3 Interior Design Mistakes You Don’t Want To Make
Interior design can be both easy and satisfying if you approach it the right way, but it doesn’t take much to turn it into one long, expensive, stress-fest. Good interior design takes a keen and knowledgeable eye, a lot of planning, and for most of us, some shrewd budgeting decisions. If you’re about to start a big home makeover to create your dream home, here are three common interior design mistakes that you need to avoid…
Forgetting About Scale
Credit: Pixabay
One crucial element of interior design that almost every newbie tends to overlook is scaling. When you enter a well-designed room, it should be a tasteful mesh of different heights and sizes. Any space where everything’s the same sort of level or size will look flattened out or too cramped. You can accomplish good scaling by planning for a range of different heights and sizes in all your furnishings, decorative pieces, window treatments, and anything else. If you fill a room with a high number of small objects, you’ll clutter it and fail to give guests’ eyes anywhere to settle. Fewer, larger items can make it look tightly packed, and much smaller than it is. Proper scaling is too important to forego, so make sure this is part of your plan. The Spruce has a great article on this.
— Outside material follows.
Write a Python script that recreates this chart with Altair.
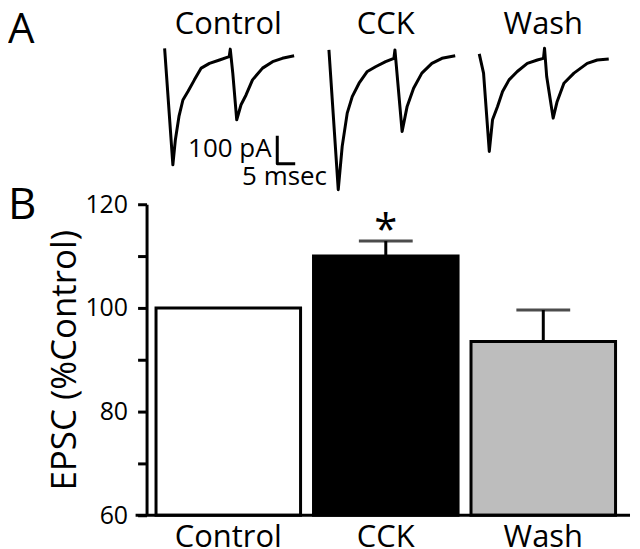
import altair as alt
import pandas as pd

# ---------------- data ----------------
conditions = ["Control", "CCK", "Wash"]
epsc_mean = [100.0, 110.0, 93.5]
epsc_sem = [0.0, 2.9, 6.1]
bar_fill = ["#ffffff", "#000000", "#bdbdbd"]

# example EPSC traces (paired pulses): time in ms within each slot, current in pA
control_t = [2.8, 5.1, 5.8, 6.8, 7.9, 9.3, 11.1, 13.0, 15.3, 18.1, 20.8, 21.1, 21.8,
             22.9, 24.1, 25.5, 27.3, 30.1, 32.9, 35.6, 38.9]
control_i = [6, -411, -321, -238, -179, -149, -107, -65, -48, -36, -24, 3, -83,
             -250, -196, -161, -107, -65, -42, -30, -21]
cck_t = [4.7, 7.3, 8.4, 9.8, 11.2, 13.1, 15.4, 17.7, 20.5, 22.8, 23.1, 25.1, 26.5,
         28.3, 30.6, 33.4, 36.2, 39.9]
cck_i = [0, -500, -345, -226, -167, -119, -77, -60, -42, -30, 0, -292, -202,
         -137, -83, -48, -30, -21]
wash_t = [2.7, 3.9, 5.5, 6.4, 7.8, 9.2, 11.0, 13.3, 16.1, 18.9, 20.6, 20.9, 21.5,
          23.3, 24.4, 26.3, 29.1, 32.8, 35.6, 38.8]
wash_i = [-14, -83, -363, -250, -202, -149, -107, -77, -48, -36, -30, 6, -95,
          -244, -185, -119, -83, -48, -36, -32]

# scale bar: 100 pA / 5 ms
scale_t = [34.2, 34.2, 39.2]
scale_i = [-307, -407, -407]

# ---------------- tables ----------------
rows = []
for name, ts, cs in [("Control", control_t, control_i),
                     ("CCK", cck_t, cck_i),
                     ("Wash", wash_t, wash_i)]:
    for k, (t, c) in enumerate(zip(ts, cs)):
        rows.append({"condition": name, "trace": name, "k": k, "t": t, "i": c})
for k, (t, c) in enumerate(zip(scale_t, scale_i)):
    rows.append({"condition": "Control", "trace": "scale", "k": k, "t": t, "i": c})
trace_df = pd.DataFrame(rows)

bars_df = pd.DataFrame({
    "condition": conditions,
    "mean": epsc_mean,
    "sem": epsc_sem,
    "fill": bar_fill,
})
bars_df["upper"] = bars_df["mean"] + bars_df["sem"]

one = pd.DataFrame({"a": [0]})

W = 480
band = alt.Scale(domain=conditions, paddingInner=0.082, paddingOuter=0.06)
FONT = "Open Sans"

# ---------------- panel A ----------------
xA = alt.X("condition:N", scale=band, sort=conditions,
           axis=alt.Axis(orient="top", title=None, domain=False, ticks=False,
                         labelAngle=0, labelFontSize=31, labelPadding=5,
                         labelBaseline="alphabetic", labelColor="black"))
offA = alt.XOffset("t:Q", scale=alt.Scale(domain=[0.4, 40.7]))
yA = alt.Y("i:Q", scale=alt.Scale(domain=[-520, 40], nice=False, zero=False), axis=None)

traces = alt.Chart(trace_df).mark_line(
    color="black", strokeWidth=3, strokeJoin="round", strokeCap="butt"
).encode(x=xA, xOffset=offA, y=yA, detail="trace:N", order="k:Q")

lab_pa = alt.Chart(pd.DataFrame({"condition": ["Control"], "t": [32.6], "i": [-382],
                                 "txt": ["100 pA"]})).mark_text(
    align="right", baseline="alphabetic", fontSize=26, color="black"
).encode(x=xA, xOffset=offA, y=yA, text="txt:N")

lab_ms = alt.Chart(pd.DataFrame({"condition": ["Control"], "t": [24.4], "i": [-482],
                                 "txt": ["5 msec"]})).mark_text(
    align="left", baseline="alphabetic", fontSize=26, color="black"
).encode(x=xA, xOffset=offA, y=yA, text="txt:N")

letterA = alt.Chart(one).mark_text(
    text="A", align="left", baseline="alphabetic", fontSize=42, color="black"
).encode(x=alt.value(-139), y=alt.value(4))

panelA = alt.layer(traces, lab_pa, lab_ms, letterA).properties(width=W, height=157)

# ---------------- panel B ----------------
yscale = alt.Scale(domain=[60, 120], nice=False, zero=False)
xB = alt.X("condition:N", scale=band, sort=conditions,
           axis=alt.Axis(title=None, domain=False, ticks=False, labelAngle=0,
                         labelFontSize=31, labelPadding=7, labelColor="black"))
yB = alt.Y("mean:Q", scale=yscale,
           axis=alt.Axis(title="EPSC (%Control)", values=[60, 70, 80, 90, 100, 110, 120],
                         labelExpr="datum.value % 20 == 0 ? datum.label : ''",
                         grid=False, domainColor="black", domainWidth=3,
                         tickColor="black", tickWidth=3, tickSize=9,
                         labelFontSize=25, labelPadding=10, labelColor="black",
                         titleFontSize=35, titleFontWeight="normal", titleColor="black",
                         titlePadding=2))

base = alt.Chart(bars_df)
bars = base.mark_bar(stroke="black", strokeWidth=3, width=145).encode(
    x=xB, y=yB, y2=alt.datum(60), fill=alt.Fill("fill:N", scale=None)
)
err = base.transform_filter("datum.sem > 0").mark_rule(color="black", strokeWidth=3).encode(
    x=xB, y=alt.Y("mean:Q", scale=yscale), y2="upper:Q"
)
caps = base.transform_filter("datum.sem > 0").mark_tick(
    color="black", thickness=3, size=54, orient="horizontal"
).encode(x=xB, y=alt.Y("upper:Q", scale=yscale))
star = base.transform_filter("datum.condition == 'CCK'").mark_text(
    text="*", fontSize=42, baseline="alphabetic", dy=3, color="black"
).encode(x=xB, y=alt.Y("upper:Q", scale=yscale))
xline = alt.Chart(one).mark_rule(color="black", strokeWidth=3).encode(
    y=alt.datum(60), x=alt.value(-11), x2=alt.value(485)
)
letterB = alt.Chart(one).mark_text(
    text="B", align="left", baseline="alphabetic", fontSize=44, color="black"
).encode(x=alt.value(-139), y=alt.value(15))

panelB = alt.layer(err, caps, bars, xline, star, letterB).properties(width=W, height=312)

chart = alt.vconcat(panelA, panelB, spacing=9, bounds="flush").properties(
    padding=0
).configure(font=FONT).configure_view(stroke=None)

chart.save("out.html", embed_options={"renderer": "svg", "actions": False})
Failing to Buy Textiles Before Anything Else
One of the most common mistakes that interior design newbies are guilty of is painting a space before picking the things they’ll fill it with. Put that brush down! The first thing you should worry about is picking out rugs, curtains and other fabrics. This is simply down to the fact that it’s much easier to pick the fabrics and materials that you love first, and then a colour scheme to match. Sure, certain pieces like a Plumeria Bay goose down pillow will be very versatile with other design elements, but when it comes to throw cushions, drapes, blankets and so on, you’ll be much more limited in terms of the colours you can combine with them. After establishing a budget and the size of the space you’re decorating, go on a shopping trip focussing solely on fabrics and textiles. Once you pick out a few pieces that you absolutely adore, you’ll have a great foundation for planning a colour scheme.
Forgetting to Budget for Art
Credit: Pixabay
Unless you want your home to look overly minimalist, boring and cold, you’re going to need some form of art in the home, whether it’s a classic oil painting or a personal photo you’ve had made into a canvas. Make sure you’re leaving enough space in the budget for this. While it’s good to give yourself some flexibility for tweaking your interior design as you go along, spend some time looking at the kind of art pieces you’d want to hang up online, and using what you find to carve off a rough figure in your budget. Remember to keep scaling in mind! You certainly don’t want an interior with a lovely colour scheme but totally bare walls.